Security researchers have disclosed three vulnerabilities that, when combined under specific conditions, can potentially grant attackers remote code execution on vulnerable self-hosted deployments. The findings highlight how traditional security weaknesses such as SQL injection and unsafe deserialization can become significantly more dangerous when integrated into AI agent ecosystems that often operate with elevated privileges and broad system access.
Researchers Uncover Three Security Flaws in LangGraph
Cybersecurity researchers have identified three now-patched vulnerabilities affecting LangGraph and its associated checkpointing components. The framework is commonly used by developers building sophisticated AI agent workflows that maintain memory, state tracking, and multi-step reasoning processes.
The disclosed vulnerabilities include:
CVE-2025-67644: SQL Injection in SQLite Checkpointer
This vulnerability affects langgraph-checkpoint-sqlite versions prior to 3.0.1. The flaw allows attackers to manipulate SQL queries through specially crafted metadata filter keys.

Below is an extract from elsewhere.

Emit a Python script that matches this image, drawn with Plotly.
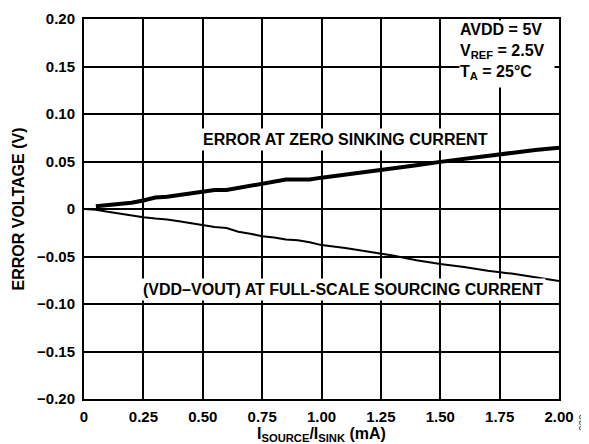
import plotly.graph_objects as go

# Error at zero sinking current (thick trace)
x_sink = [0.05, 0.10, 0.15, 0.20, 0.25, 0.30, 0.35, 0.40, 0.45, 0.50, 0.55, 0.60, 0.65, 0.70,
          0.75, 0.80, 0.85, 0.90, 0.95, 1.00, 1.10, 1.20, 1.30, 1.40, 1.50, 1.60, 1.70, 1.80,
          1.90, 2.00]
y_sink = [0.003, 0.004, 0.0045, 0.0065, 0.009, 0.012, 0.013, 0.015, 0.017, 0.019, 0.020, 0.020,
          0.022, 0.025, 0.026, 0.028, 0.031, 0.031, 0.031, 0.033, 0.036, 0.039, 0.042, 0.046,
          0.0496, 0.053, 0.056, 0.059, 0.062, 0.0644]

# (VDD-VOUT) at full-scale sourcing current (thin trace)
x_src = [0, 0.05, 0.10, 0.15, 0.20, 0.25, 0.30, 0.35, 0.40, 0.45, 0.50, 0.55, 0.60, 0.65, 0.70,
         0.75, 0.80, 0.85, 0.90, 0.95, 1.00, 1.10, 1.20, 1.30, 1.40, 1.50, 1.60, 1.70, 1.80,
         1.90, 2.00]
y_src = [0, -0.0007, -0.003, -0.005, -0.007, -0.0086, -0.010, -0.011, -0.013, -0.015, -0.017,
         -0.019, -0.020, -0.024, -0.026, -0.0286, -0.030, -0.032, -0.033, -0.035, -0.038, -0.041,
         -0.045, -0.049, -0.054, -0.058, -0.061, -0.065, -0.068, -0.072, -0.0757]

x_ticks = [0, 0.25, 0.5, 0.75, 1.0, 1.25, 1.5, 1.75, 2.0]
x_labels = ["0", "0.25", "0.50", "0.75", "1.00", "1.25", "1.50", "1.75", "2.00"]
y_ticks = [0.20, 0.15, 0.10, 0.05, 0, -0.05, -0.10, -0.15, -0.20]
y_labels = ["0.20", "0.15", "0.10", "0.05", "0", "\u22120.05", "\u22120.10", "\u22120.15", "\u22120.20"]

FONT = "Liberation Sans, Arial, sans-serif"
tick_font = dict(family=FONT, size=15, color="black", weight="bold")
bold = dict(family=FONT, size=16, color="black", weight="bold")

fig = go.Figure()
fig.add_trace(go.Scatter(x=x_sink, y=y_sink, mode="lines",
                         line=dict(color="black", width=4), showlegend=False))
fig.add_trace(go.Scatter(x=x_src, y=y_src, mode="lines",
                         line=dict(color="black", width=2), showlegend=False))

fig.update_layout(
    width=589, height=444,
    margin=dict(l=76, r=38, t=11, b=53),
    paper_bgcolor="white", plot_bgcolor="white",
    font=dict(family=FONT, color="black"),
    xaxis=dict(range=[0, 2], tickvals=x_ticks, ticktext=x_labels, tickfont=tick_font,
               showgrid=True, gridcolor="black", gridwidth=1.5, zeroline=False,
               showline=True, linecolor="black", linewidth=2, mirror=True, ticks="",
               automargin=False, ticklabelstandoff=3,
               title=dict(text="I<sub>SOURCE</sub>/I<sub>SINK</sub> (mA)", font=bold, standoff=0)),
    yaxis=dict(range=[-0.2, 0.2], tickvals=y_ticks, ticktext=y_labels, tickfont=tick_font,
               showgrid=True, gridcolor="black", gridwidth=1.5, zeroline=False,
               showline=True, linecolor="black", linewidth=2, mirror=True, ticks="",
               automargin=False, ticklabelstandoff=4,
               title=dict(text="ERROR VOLTAGE (V)", font=bold, standoff=8)),
)

fig.add_annotation(x=1.101, y=0.0728, text="ERROR AT ZERO SINKING CURRENT", showarrow=False,
                   font=bold, bgcolor="white", xref="x", yref="y", borderpad=2)
fig.add_annotation(x=1.09, y=-0.0848, text="(VDD\u2013VOUT) AT FULL-SCALE SOURCING CURRENT",
                   showarrow=False, font=bold, bgcolor="white", xref="x", yref="y", borderpad=2)
fig.add_annotation(x=2.0, y=0.2, xanchor="right", yanchor="top", align="left", valign="top",
                   xshift=-4, yshift=-1,
                   text="AVDD = 5V<br>V<sub>REF</sub> = 2.5V<br>T<sub>A</sub> = 25\u00b0C",
                   showarrow=False, font=dict(family=FONT, size=16, color="black", weight="bold"),
                   bgcolor="white", width=94, height=66, xref="x", yref="y", borderpad=0)
fig.add_annotation(x=1.0, y=0.0, xref="paper", yref="paper", xshift=32, yshift=-34,
                   text="022", textangle=-90, showarrow=False,
                   font=dict(family=FONT, size=10, color="#333333"))

fig.write_html("out.html")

The vulnerability received a CVSS score of 7.3 and serves as a crucial entry point in the reported attack chain.
CVE-2026-28277: Unsafe Msgpack Deserialization
Affecting LangGraph versions before 1.0.10, this vulnerability allows malicious object reconstruction during checkpoint loading operations. With a CVSS score of 6.8, it becomes particularly dangerous when paired with the SQL injection flaw.
CVE-2026-27022: RediSearch Query Injection
This issue impacts @langchain/langgraph-checkpoint-redis versions before 1.0.1. The vulnerability can enable attackers to bypass access controls through manipulated RediSearch queries. It carries a CVSS score of 6.5.
How the Remote Code Execution Chain Works
According to researchers, the most severe attack scenario combines CVE-2025-67644 and CVE-2026-28277 into a complete remote code execution chain.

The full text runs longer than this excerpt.